The Elusive Allocation of Responsibility to Informal Organizations: The Case of the Quartet on the Middle East

John Dugard and Annemarieke Vermeer-Künzli

SHARES Research Paper 20 (2013), ACIL 2013-01

➡ Click here to download the paper. Also available on SSRN.

Published in: M. Ragazzi (ed.) The Responsibility of International Organizations: Essays in Memory of Sir Ian Brownlie (Martinus Nijhoff, 2013), pp. 261-273.

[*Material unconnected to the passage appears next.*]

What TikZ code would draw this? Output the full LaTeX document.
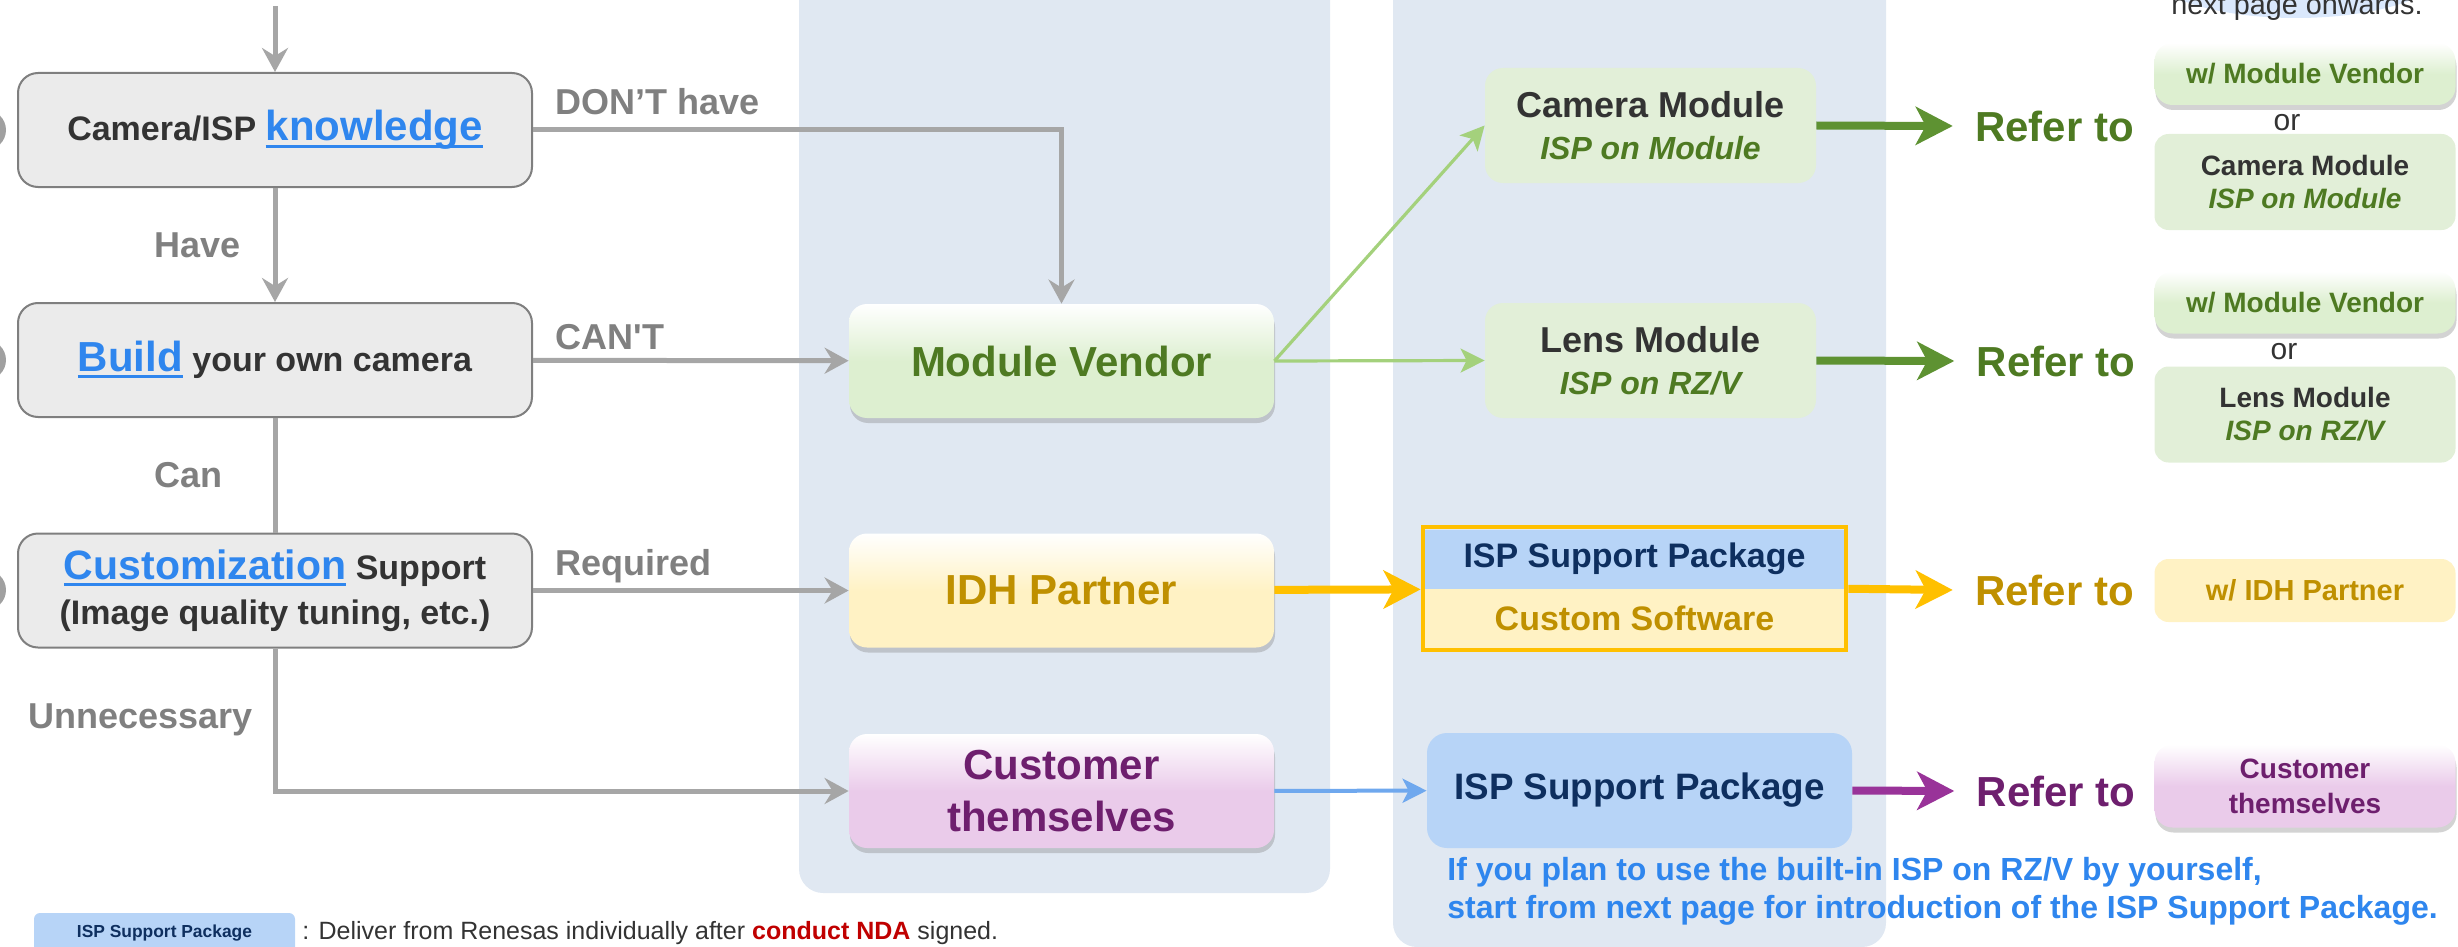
\documentclass[tikz,border=0pt]{standalone}
\usepackage{fontspec}
\setmainfont{Liberation Sans}
\usetikzlibrary{arrows.meta,shadows,fit,positioning}
\definecolor{panelbg}{HTML}{E0E8F2}
\definecolor{boxgray}{HTML}{EBEBEB}
\definecolor{edgegray}{HTML}{7F7F7F}
\definecolor{linegray}{HTML}{A6A6A6}
\definecolor{dotgray}{HTML}{A0A0A0}
\definecolor{txtgray}{HTML}{808080}
\definecolor{txtdark}{HTML}{333333}
\definecolor{linkblue}{HTML}{2F86EE}
\definecolor{mvfill}{HTML}{DDEFD0}
\definecolor{mpale}{HTML}{E2EFD8}
\definecolor{mvtext}{HTML}{4E7A22}
\definecolor{grnarrow}{HTML}{A4D17C}
\definecolor{grndark}{HTML}{5E9232}
\definecolor{idhfill}{HTML}{FFF2C4}
\definecolor{idhtext}{HTML}{BF9000}
\definecolor{amber}{HTML}{FFC000}
\definecolor{selffill}{HTML}{EACBEA}
\definecolor{selftext}{HTML}{6E1F6E}
\definecolor{purparrow}{HTML}{993399}
\definecolor{pkgfill}{HTML}{B7D4F7}
\definecolor{pkgtext}{HTML}{0E2F5F}
\definecolor{bluearrow}{HTML}{6FA8EE}
\definecolor{ndared}{HTML}{C00000}
\definecolor{bubble}{HTML}{DAE8FC}
\newcommand\linktext[1]{{\color{linkblue}\setbox0\hbox{#1}\rlap{\rule[-0.2em]{\wd0}{0.09em}}\box0}}
\tikzset{>={Stealth[length=12pt,width=13pt,inset=4pt]},
  qbox/.style={draw=edgegray,line width=1pt,fill=boxgray,rounded corners=10pt,
    minimum width=257pt,minimum height=57pt,align=center,text=txtdark,
    font=\bfseries\fontsize{17}{22.5}\selectfont},
  gloss/.style={rounded corners=9pt,top color=white,bottom color=#1,middle color=#1,
    drop shadow={shadow xshift=0.5pt,shadow yshift=-2.5pt,opacity=0.35}},
  vbox/.style={gloss=#1,minimum width=212.5pt,minimum height=57pt,align=center,
    font=\bfseries\fontsize{21}{26}\selectfont},
  mbox/.style={fill=mpale,rounded corners=9pt,minimum width=165.5pt,minimum height=57.5pt,
    align=center,text=txtdark,font=\bfseries\fontsize{18}{21}\selectfont},
  rbox/.style={rounded corners=7pt,minimum width=150.5pt,align=center,
    font=\bfseries\fontsize{14}{16.5}\selectfont},
  pkgbox/.style={fill=pkgfill,rounded corners=10pt,minimum width=212.5pt,minimum height=57.5pt,
    text=pkgtext,font=\bfseries\fontsize{18.4}{22}\selectfont},
  halfbox/.style={fill=#1,minimum width=209.5pt,minimum height=29.5pt,inner sep=0pt,
    font=\bfseries\fontsize{17}{20}\selectfont},
  lbl/.style={text=txtgray,inner sep=0pt,font=\bfseries\fontsize{18}{21}\selectfont},
  refto/.style={text=#1,inner xsep=11pt,inner ysep=2pt,font=\bfseries\fontsize{21}{25}\selectfont},
  orlbl/.style={text=txtdark,inner sep=0pt,font=\fontsize{15}{18}\selectfont},
  garrow/.style={draw=linegray,line width=2.5pt,->},
  gline/.style={draw=linegray,line width=2.5pt},
  larrow/.style={draw=#1,line width=1.6pt,-{Stealth[length=12pt,width=12pt,inset=3pt]}},
  fatarrow/.style={draw=#1,line width=4pt,-{Stealth[length=18.5pt,width=19pt,inset=5pt]}}}
\begin{document}
\begin{tikzpicture}[x=0.5pt,y=-0.5pt]
  \useasboundingbox (0,0) rectangle (2458,947);
  \clip (0,0) rectangle (2458,947);
  \fill[panelbg,rounded corners=12pt] (799,-40) rectangle (1330,893);
  \fill[panelbg,rounded corners=12pt] (1393,-40) rectangle (1886,947);
  \fill[bubble] (2296,-32) ellipse [x radius=75pt,y radius=25pt];
  \node[anchor=base,inner sep=0pt,text=txtdark,font=\fontsize{14.4}{17}\selectfont] (nextpg) at (2297,15) {next page onwards.};
  \foreach \y in {130,360,590}
    \fill[dotgray] (-14,\y) circle[radius=10pt];

  \node[qbox] (knw) at (275,130) {Camera/ISP \linktext{\fontsize{21}{24}\selectfont knowledge}};
  \node[qbox] (build) at (275,360) {\linktext{\fontsize{21}{24}\selectfont Build} your own camera};
  \node[qbox] (cust) at (275,590.5) {\linktext{\fontsize{20.5}{24}\selectfont Customization} Support\\(Image quality tuning, etc.)};

  \node[vbox=mvfill,text=mvtext] (mv) at (1061.5,361) {Module Vendor};
  \node[vbox=idhfill,text=idhtext] (idh) at (1061.5,590.5) {IDH Partner};
  \node[vbox=selffill,text=selftext] (self) at (1061.5,791) {Customer\\themselves};

  \node[mbox] (cam) at (1650.5,125.5) {Camera Module\\{\itshape\color{mvtext}\fontsize{16}{21}\selectfont ISP on Module}};
  \node[mbox] (lens) at (1650.5,360.5) {Lens Module\\{\itshape\color{mvtext}\fontsize{16}{21}\selectfont ISP on RZ/V}};
  \node[halfbox=pkgfill,text=pkgtext] (ispT) at (1634.5,559) {ISP Support Package};
  \node[halfbox=idhfill,text=idhtext] (ispB) at (1634.5,618.5) {Custom Software};
  \node[draw=amber,line width=2pt,fit=(ispT)(ispB),inner sep=1pt] (isp) {};
  \node[pkgbox] (pkg) at (1639.5,790.5) {ISP Support Package};
  \node[anchor=west,align=left,inner sep=0pt,text=linkblue,font=\bfseries\fontsize{16}{19}\selectfont] (note) at (1447,891)
    {If you plan to use the built-in ISP on RZ/V by yourself,\\start from next page for introduction of the ISP Support Package.};

  \node[refto=mvtext] (ref1) at (2054.5,126) {Refer to};
  \node[refto=mvtext] (ref2) at (2056,361) {Refer to};
  \node[refto=idhtext] (ref3) at (2054.5,590) {Refer to};
  \node[refto=selftext] (ref4) at (2056,791) {Refer to};

  \node[rbox,gloss=mvfill,minimum height=31pt,text=mvtext] (vend1) at (2305,74) {w/ Module Vendor};
  \node[orlbl] (or1) at (2287,123) {or};
  \node[rbox,fill=mpale,minimum height=48pt,text=txtdark] (camR) at (2305,182) {Camera Module\\{\itshape\color{mvtext}ISP on Module}};
  \node[rbox,gloss=mvfill,minimum height=31pt,text=mvtext] (vend2) at (2305,302.5) {w/ Module Vendor};
  \node[orlbl] (or2) at (2284,352) {or};
  \node[rbox,fill=mpale,minimum height=48pt,text=txtdark] (lensR) at (2305,414.5) {Lens Module\\{\itshape\color{mvtext}ISP on RZ/V}};
  \node[rbox,fill=idhfill,minimum height=31.5pt,text=idhtext,font=\bfseries\fontsize{14.5}{17}\selectfont] (idhR) at (2305,590.5) {w/ IDH Partner};
  \node[rbox,gloss=selffill,minimum height=41.5pt,text=selftext,font=\bfseries\fontsize{14}{17.5}\selectfont] (selfR) at (2305,786) {Customer\\themselves};

  \node[fill=pkgfill,rounded corners=3pt,minimum width=130.5pt,minimum height=20pt,text=pkgtext,font=\bfseries\fontsize{8.7}{10}\selectfont] (legend) at (164.5,933) {ISP Support Package};
  \node[right=0pt of legend,text=txtdark,font=\fontsize{12.5}{15}\selectfont] (legtxt)
    {: Deliver from Renesas individually after \textcolor{ndared}{\bfseries conduct NDA} signed.};

  \coordinate (entry) at (275,6);
  \draw[garrow] (entry) -- (knw);
  \draw[garrow] (knw) -- node[lbl,left=16pt] {Have} (build);
  \draw[gline] (build) -- node[lbl,left=25pt] {Can} (cust);
  \draw[garrow] (cust.south) |- node[lbl,pos=0.25,left=10pt] {Unnecessary} (self);
  \draw[garrow] (knw) -| node[lbl,pos=0,anchor=base west,xshift=10pt,yshift=7.5pt] {DON’T have} (mv);
  \draw[garrow] (build) -- node[lbl,pos=0,anchor=base west,xshift=10pt,yshift=5.5pt] {CAN\textquotesingle T} (mv);
  \draw[garrow] (cust) -- node[lbl,pos=0,anchor=base west,xshift=10pt,yshift=7.5pt] {Required} (idh);

  \draw[larrow=grnarrow] (mv.east) -- (cam.west);
  \draw[larrow=grnarrow] (mv.east) -- (lens.west);
  \draw[fatarrow=amber] (idh) -- (isp);
  \draw[larrow=bluearrow,line width=2pt] (self) -- (pkg);

  \draw[fatarrow=grndark] (cam.east) -- (ref1.west);
  \draw[fatarrow=grndark] (lens.east) -- (ref2.west);
  \draw[fatarrow=amber] (isp.east) -- (ref3.west);
  \draw[fatarrow=purparrow] (pkg.east) -- (ref4.west);
\end{tikzpicture}
\end{document}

This paper considers the question of responsibility for omissions of the Quartet on the Middle East. The Quartet was created to assist in the peace process between Israel and Palestine. Its core document is the Roadmap, but in recent years it has failed to live up to its expectations and arguably this constituted a breach of obligations to prevent. The ensuing questions of attribution of conduct and allocation of responsibility are highly complex, as this paper’s analysis has demonstrated. The members of the Quartet, the US, the UN, the EU and Russia, have created an entity that is not an international organisation with separate legal personality, so it cannot be held responsible. Holding the individual members responsible, which would be the obvious alternative, is highly problematic due to the requirement of individualised conduct for attribution, the diversity of the obligations binding on the members of the Quartet and the difficulty in distinguishing each contribution to the Quartet’s omissions.